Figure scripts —
☆ ☆ ☆ ☆ ☆
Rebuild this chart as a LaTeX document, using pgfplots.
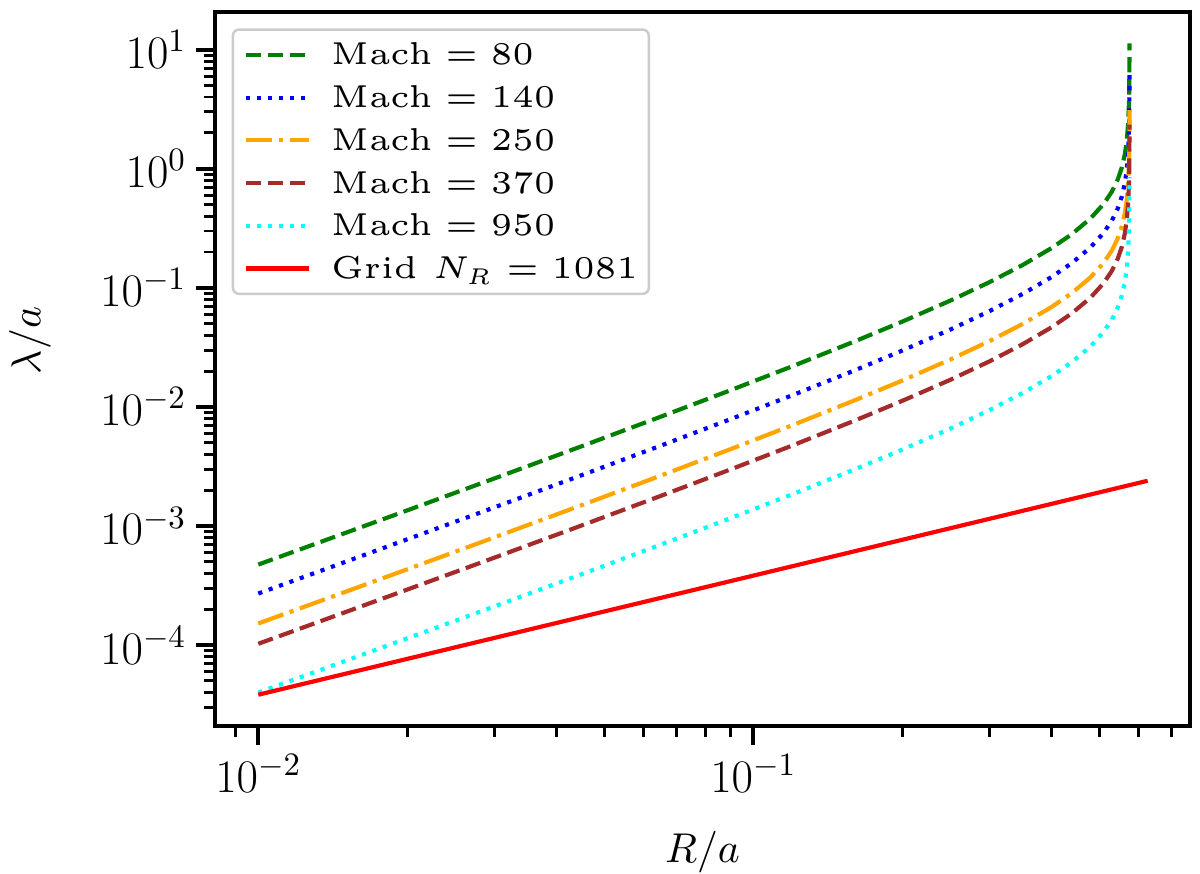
\RequirePackage{fix-cm}
\documentclass[border=0pt]{standalone}
\usepackage{graphicx}
\usepackage{pgfplots}
\usepackage{pgfplotstable}
\pgfplotsset{compat=1.18}
\DeclareMathSizes{5}{5}{3.6}{2.8}

\definecolor{mplgreen}{HTML}{008000}
\definecolor{mplblue}{HTML}{0000FF}
\definecolor{mplorange}{HTML}{FFA500}
\definecolor{mplbrown}{HTML}{A52A2A}
\definecolor{mplcyan}{HTML}{00FFFF}
\definecolor{mplred}{HTML}{FF0000}

\newcommand{\leg}[1]{\scalebox{1.52}{\fontsize{5}{6}\selectfont #1}}

% lambda/a against R/a, one column per Mach number
\pgfplotstableread{
R        m80        m140       m250       m370       m950
0.01     4.7413e-4  2.7093e-4  1.5172e-4  1.02515e-4 3.9927e-5
0.015    8.749e-4   4.9994e-4  2.7997e-4  1.89168e-4 7.3676e-5
0.02     1.3530e-3  7.7314e-4  4.3296e-4  2.92541e-4 1.13937e-4
0.03     2.5084e-3  1.43337e-3 8.0269e-4  5.42357e-4 2.11234e-4
0.045    4.6728e-3  2.67017e-3 1.49530e-3 1.01033e-3 3.93499e-4
0.065    8.2693e-3  4.72531e-3 2.64618e-3 1.78796e-3 6.96362e-4
0.09     1.38151e-2 7.89434e-3 4.42083e-3 2.98705e-3 1.16338e-3
0.12     2.19582e-2 1.25475e-2 7.02662e-3 4.74772e-3 1.84911e-3
0.16     3.53950e-2 2.02257e-2 1.13264e-2 7.65297e-3 2.98063e-3
0.2      5.20309e-2 2.97319e-2 1.66499e-2 1.12499e-2 4.38155e-3
0.25     7.80929e-2 4.46245e-2 2.49897e-2 1.68850e-2 6.57624e-3
0.3      0.111567   6.37526e-2 3.57014e-2 2.41226e-2 9.39512e-3
0.35     0.155366   8.87806e-2 4.97171e-2 3.35926e-2 1.30834e-2
0.4      0.215101   0.122915   6.88323e-2 4.65083e-2 1.81138e-2
0.44     0.282305   0.161317   9.03376e-2 6.10389e-2 2.37731e-2
0.48     0.382857   0.218775   0.122514   8.27799e-2 3.22406e-2
0.51     0.505701   0.288972   0.161824   0.109341   4.25854e-2
0.53     0.641719   0.366697   0.205350   0.138750   5.40395e-2
0.545    0.815126   0.465786   0.260840   0.176243   6.86422e-2
0.555    1.017752   0.581573   0.325681   0.220055   8.57054e-2
0.563    1.321612   0.755207   0.422916   0.285754   0.111294
0.568    1.707219   0.975554   0.546310   0.369129   0.143766
0.572    2.439911   1.394235   0.780772   0.527548   0.205466
0.5745   4.010505   2.291717   1.283362   0.867136   0.337727
0.5755   11.3       6.4        3.1        2.35       0.85
}\machdata

\begin{document}
\begin{tikzpicture}
\begin{axis}[
  name=ax,
  scale only axis, width=234pt, height=171.36pt,
  xmode=log, ymode=log,
  xmin=0.008176, xmax=0.7625,
  ymin=2.09e-5, ymax=20.7,
  axis line style={line width=1pt},
  tick align=outside, tick pos=left,
  major tick length=4.6pt, minor tick length=2.6pt,
  every major tick/.append style={line width=1pt, black},
  every minor tick/.append style={line width=0.7pt, black},
  tick label style={font=\fontsize{17}{20}\selectfont, scale=0.659},
  label style={font=\fontsize{10}{12}\selectfont},
  xlabel={$R/a$}, ylabel={$\lambda/a$},
  xlabel style={at={(axis description cs:0.5,-0.1905)}, anchor=base},
  ylabel style={at={(axis description cs:-0.1897,0.54)}, anchor=center},
  legend style={
    at={(axis description cs:0,1)}, anchor=north west,
    xshift=4pt, yshift=-3.9pt,
    draw=black!20, line width=0.6pt, fill=white,
    rounded corners=1.5pt,
    inner xsep=2.6pt, inner ysep=2.9pt,
    row sep=3.85pt,
    nodes={inner sep=0pt, text height=5.6pt, text depth=0.8pt},
    /tikz/every odd column/.append style={column sep=4.8pt},
  },
  legend cell align=left,
  legend image code/.code={\draw[#1, line width=1pt] (0pt,0pt) -- (15.2pt,0pt);},
]
\addplot[mplgreen, line width=1pt, dash pattern=on 3.7pt off 1.6pt] table[x=R, y=m80] {\machdata};
\addlegendentry{\leg{$\mathrm{Mach} = 80$}}
\addplot[mplblue, line width=1pt, dash pattern=on 1pt off 1.65pt] table[x=R, y=m140] {\machdata};
\addlegendentry{\leg{$\mathrm{Mach} = 140$}}
\addplot[mplorange, line width=1pt, dash pattern=on 6.4pt off 1.6pt on 1pt off 1.6pt] table[x=R, y=m250] {\machdata};
\addlegendentry{\leg{$\mathrm{Mach} = 250$}}
\addplot[mplbrown, line width=1pt, dash pattern=on 3.7pt off 1.6pt] table[x=R, y=m370] {\machdata};
\addlegendentry{\leg{$\mathrm{Mach} = 370$}}
\addplot[mplcyan, line width=1pt, dash pattern=on 1pt off 1.65pt] table[x=R, y=m950] {\machdata};
\addlegendentry{\leg{$\mathrm{Mach} = 950$}}
\addplot[mplred, line width=1pt] coordinates {(0.01,3.83e-5) (0.6261,2.398e-3)};
\addlegendentry{\leg{Grid $N_R = 1081$}}
\end{axis}
\pgfresetboundingbox
\path[use as bounding box] ([shift={(-51.6pt,-35.28pt)}]ax.south west) rectangle ([shift={(2.4pt,2.88pt)}]ax.north east);
\end{tikzpicture}
\end{document}
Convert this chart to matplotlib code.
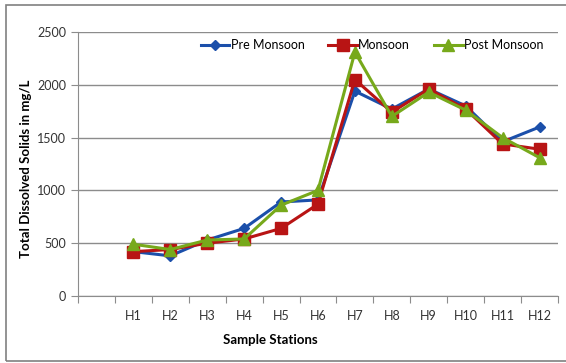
import matplotlib.pyplot as plt
from matplotlib.patches import Rectangle

# Daten
stations = ["", "H1", "H2", "H3", "H4", "H5", "H6", "H7", "H8", "H9", "H10", "H11", "H12"]
pre_monsoon = [420, 380, 530, 640, 890, 910, 1940, 1770, 1960, 1800, 1460, 1600]
monsoon = [420, 440, 500, 540, 640, 870, 2050, 1740, 1960, 1770, 1440, 1390]
post_monsoon = [490, 440, 530, 540, 860, 1000, 2310, 1700, 1930, 1760, 1500, 1310]

plt.rcParams['font.family'] = ['Lato', 'DejaVu Sans']

fig = plt.figure(figsize=(5.66, 3.63), dpi=100)
ax = fig.add_axes([0.1378, 0.1846, 0.848, 0.7273])

# Rahmen um das ganze Diagramm
fig.patches.append(Rectangle((0.0106, 0.0055), 1.2, 0.981, transform=fig.transFigure,
                             fill=False, edgecolor='#808080', linewidth=1.2))

x = list(range(1, len(stations)))
ax.plot(x, pre_monsoon, color='#1B4FAA', marker='D', markersize=5, linewidth=2.2,
        label='Pre Monsoon', zorder=3)
ax.plot(x, monsoon, color='#B81414', marker='s', markersize=8, linewidth=2.2,
        label='Monsoon', zorder=4)
ax.plot(x, post_monsoon, color='#77A91B', marker='^', markersize=8, linewidth=2.2,
        label='Post Monsoon', zorder=5)

ax.set_xlim(-0.5, len(stations) - 0.5)
ax.set_ylim(0, 2500)
ax.set_yticks(range(0, 2501, 500))
ax.yaxis.grid(True, color='#8c8c8c', linewidth=1)
ax.set_axisbelow(True)

# Kategorienachse: Striche zwischen den Kategorien, Beschriftung in der Mitte
ax.set_xticks([i - 0.5 for i in range(len(stations) + 1)])
ax.set_xticklabels([])
ax.set_xticks(range(len(stations)), minor=True)
ax.set_xticklabels(stations, minor=True)
ax.tick_params(axis='x', which='major', length=5, color='#8c8c8c', direction='out')
ax.tick_params(axis='x', which='minor', length=0, pad=10, labelsize=9, labelcolor='#333333')
ax.tick_params(axis='y', length=5, color='#8c8c8c', labelsize=9, labelcolor='#333333')

for side in ['top', 'right']:
    ax.spines[side].set_visible(False)
for side in ['left', 'bottom']:
    ax.spines[side].set_color('#8c8c8c')

ax.set_xlabel("Sample Stations", fontweight='bold', fontsize=9.5)
ax.xaxis.set_label_coords(0.40, -0.145)
ax.set_ylabel("Total Dissolved Solids in mg/L", fontweight='bold', fontsize=9.5)
ax.yaxis.set_label_coords(-0.095, 0.48)

ax.legend(loc='upper right', ncol=3, frameon=False, fontsize=9, handlelength=2.3,
          handletextpad=0.1, columnspacing=1.9, borderaxespad=0.2, bbox_to_anchor=(0.985, 1.0))

fig.savefig("out.png", dpi=100)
☆ ☆ ☆ ☆ ☆
What you will do —
Go back to the lines above and output, exactly as they stand, the ones from the line containing "Convert this chart to matplotlib code." to the line containing "plt.rcParams['font.family'] = ['Lato', 'DejaVu". Leave all pictures behind.

The output —
Convert this chart to matplotlib code.
import matplotlib.pyplot as plt
from matplotlib.patches import Rectangle

# Daten
stations = ["", "H1", "H2", "H3", "H4", "H5", "H6", "H7", "H8", "H9", "H10", "H11", "H12"]
pre_monsoon = [420, 380, 530, 640, 890, 910, 1940, 1770, 1960, 1800, 1460, 1600]
monsoon = [420, 440, 500, 540, 640, 870, 2050, 1740, 1960, 1770, 1440, 1390]
post_monsoon = [490, 440, 530, 540, 860, 1000, 2310, 1700, 1930, 1760, 1500, 1310]

plt.rcParams['font.family'] = ['Lato', 'DejaVu Sans']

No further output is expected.